In 2002 four Armenians were elected deputies to the Supreme Rada of Ukraine, a sort of a record among the ethnic minorities. After the elections Roman Balaian, prominent film director from Kiev, ceded his post as President of the Union of the Armenians of Ukraine to people’s deputy Nver Mkhitarian, owner of a large construction company Pozdniakizhilbud, which operates in Kiev. The Armenian lobby in Ukraine is following in the footsteps of the Armenian lobbies in Russia and America, though with less spectacular results: so far, relations with Armenia are much less developed than relations with Georgia and Azerbaijan within GUUAM and TRACECA, as well as a number of bilateral agreements in various, including military, spheres.

At the same time, other Caucasian diasporas are much less active; they have established their cultural societies, yet only Georgians and Azerbaijanians opened Sunday schools and are represented in the state structures along with Armenians. The periodicals published by those diasporas appear irregularly and have limited circulation; the communities meet mainly on large state and religious holidays. The Christian Orthodox Georgians, Ossets, and Assyrians have no religious structures of their own in Ukraine and attend local Orthodox churches. The monument to the Georgian soldiers killed in World War II in Kerch, paid for by a local businessman and consecrated by a Georgian clergyman, is the only exception. The Muslims of Caucasian origin living in Ukraine are less active in the religious sphere than the Tartar

and Arab diasporas, the only exception being the Kiev Islamic Cultural Center headed by a Lezghian who maintains active contacts with the local Azerbaijanian community.

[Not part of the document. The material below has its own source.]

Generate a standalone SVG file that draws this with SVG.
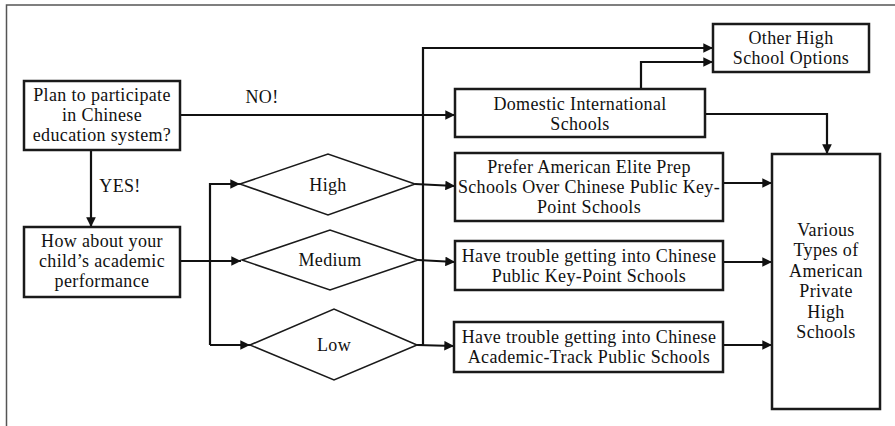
<svg xmlns="http://www.w3.org/2000/svg" width="895" height="426" viewBox="0 0 895 426">
<style>
text{font-family:"Liberation Serif","Times New Roman","DejaVu Serif",serif;font-size:18px;letter-spacing:0.35px;fill:#111;text-anchor:middle}
.box{fill:#fff;stroke:#1a1a1a;stroke-width:2.5}
.dia{fill:#fff;stroke:#1a1a1a;stroke-width:1.6}
.ln{fill:none;stroke:#111;stroke-width:2.2}
</style>
<defs>
<marker id="ah" viewBox="0 0 10 10" refX="10" refY="5" markerWidth="5" markerHeight="4.4" markerUnits="strokeWidth" orient="auto">
<path d="M0,0 L10,5 L0,10 z" fill="#111"/>
</marker>
</defs>
<rect x="0" y="0" width="895" height="426" fill="#fff"/>
<rect x="6.5" y="5" width="900" height="440" fill="none" stroke="#555" stroke-width="1.5"/>

<g id="connectors">
<path class="ln" d="M180,115 H455" marker-end="url(#ah)"/>
<path class="ln" d="M91,150 V227" marker-end="url(#ah)"/>
<path class="ln" d="M180,261 H241" marker-end="url(#ah)"/>
<path class="ln" d="M210,345 V184 H240" marker-end="url(#ah)"/>
<path class="ln" d="M210,345 H250" marker-end="url(#ah)"/>
<path class="ln" d="M417,345 H423 V48 H713" marker-end="url(#ah)"/>
<path class="ln" d="M415,184 L455,186" marker-end="url(#ah)"/>
<path class="ln" d="M418,260 L455,262" marker-end="url(#ah)"/>
<path class="ln" d="M417,345 L454,346" marker-end="url(#ah)"/>
<path class="ln" d="M641,89 V62 H713" marker-end="url(#ah)"/>
<path class="ln" d="M705,114 H827 V154" marker-end="url(#ah)"/>
<path class="ln" d="M723,183 H772" marker-end="url(#ah)"/>
<path class="ln" d="M723,262 H772" marker-end="url(#ah)"/>
<path class="ln" d="M723,345 H772" marker-end="url(#ah)"/>
<text x="262" y="103">NO!</text>
<text x="120" y="192">YES!</text>
</g>

<g id="plan">
<rect class="box" x="24" y="81" width="156" height="69"/>
<text x="102" y="101">Plan to participate</text>
<text x="102" y="121">in Chinese</text>
<text x="102" y="141">education system?</text>
</g>

<g id="howabout">
<rect class="box" x="24" y="227" width="156" height="70"/>
<text x="102" y="247">How about your</text>
<text x="102" y="267">child’s academic</text>
<text x="102" y="287">performance</text>
</g>

<g id="high">
<polygon class="dia" points="240,184 328,154 415,184 328,215"/>
<text x="328" y="191">High</text>
</g>

<g id="medium">
<polygon class="dia" points="242,260 330,230 418,260 330,290"/>
<text x="330" y="266">Medium</text>
</g>

<g id="low">
<polygon class="dia" points="250,345 334,309 417,345 334,380"/>
<text x="334" y="351">Low</text>
</g>

<g id="domestic">
<rect class="box" x="455" y="89" width="250" height="48"/>
<text x="580" y="110">Domestic International</text>
<text x="580" y="130">Schools</text>
</g>

<g id="other">
<rect class="box" x="713" y="24" width="156" height="48"/>
<text x="791" y="44">Other High</text>
<text x="791" y="64">School Options</text>
</g>

<g id="prefer">
<rect class="box" x="455" y="153" width="268" height="68"/>
<text x="589" y="173">Prefer American Elite Prep</text>
<text x="589" y="193">Schools Over Chinese Public Key-</text>
<text x="589" y="213">Point Schools</text>
</g>

<g id="keypoint">
<rect class="box" x="455" y="241" width="268" height="49"/>
<text x="589" y="262">Have trouble getting into Chinese</text>
<text x="589" y="282">Public Key-Point Schools</text>
</g>

<g id="academic">
<rect class="box" x="454" y="322" width="269" height="50"/>
<text x="589" y="343">Have trouble getting into Chinese</text>
<text x="589" y="363">Academic-Track Public Schools</text>
</g>

<g id="various">
<rect class="box" x="772" y="154" width="108" height="255"/>
<text x="826" y="236">Various</text>
<text x="826" y="256">Types of</text>
<text x="826" y="277">American</text>
<text x="826" y="297">Private</text>
<text x="826" y="318">High</text>
<text x="826" y="338">Schools</text>
</g>
</svg>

All Caucasian ethnic communities are working hard to create a positive image of their nations in the eyes of Ukrainians; they emphasize that mutual cultural contacts go way back; they are doing a lot to translate the best literary works of their national writers into Ukrainian and are striving to establish friendly ethnic relations.

I should say that compared to Russia, the local people in Ukraine are much more tolerant toward Caucasian migrants, there are no racist organizations in our republic. In everyday life, however, there is a certain amount of alienation: it is commonly believed that the Caucasian migrants are all hucksters; people do not like their provocative behavior; the press associates them with organized crime, and people prefer to keep away from them. This widens the gap between these communities and the local people.

On the other hand, the larger part of the Ukrainian elite supports the Caucasian nations seeking greater independence from Russia. This is explained by the traditional support of weak and oppressed nations.

Integration processes are developing in our republic in a favorable atmosphere, which leads us to assume that the Ukrainians will continue living peacefully side by side with the Caucasian communities and will preserve their traditional tolerance for ethnic minorities.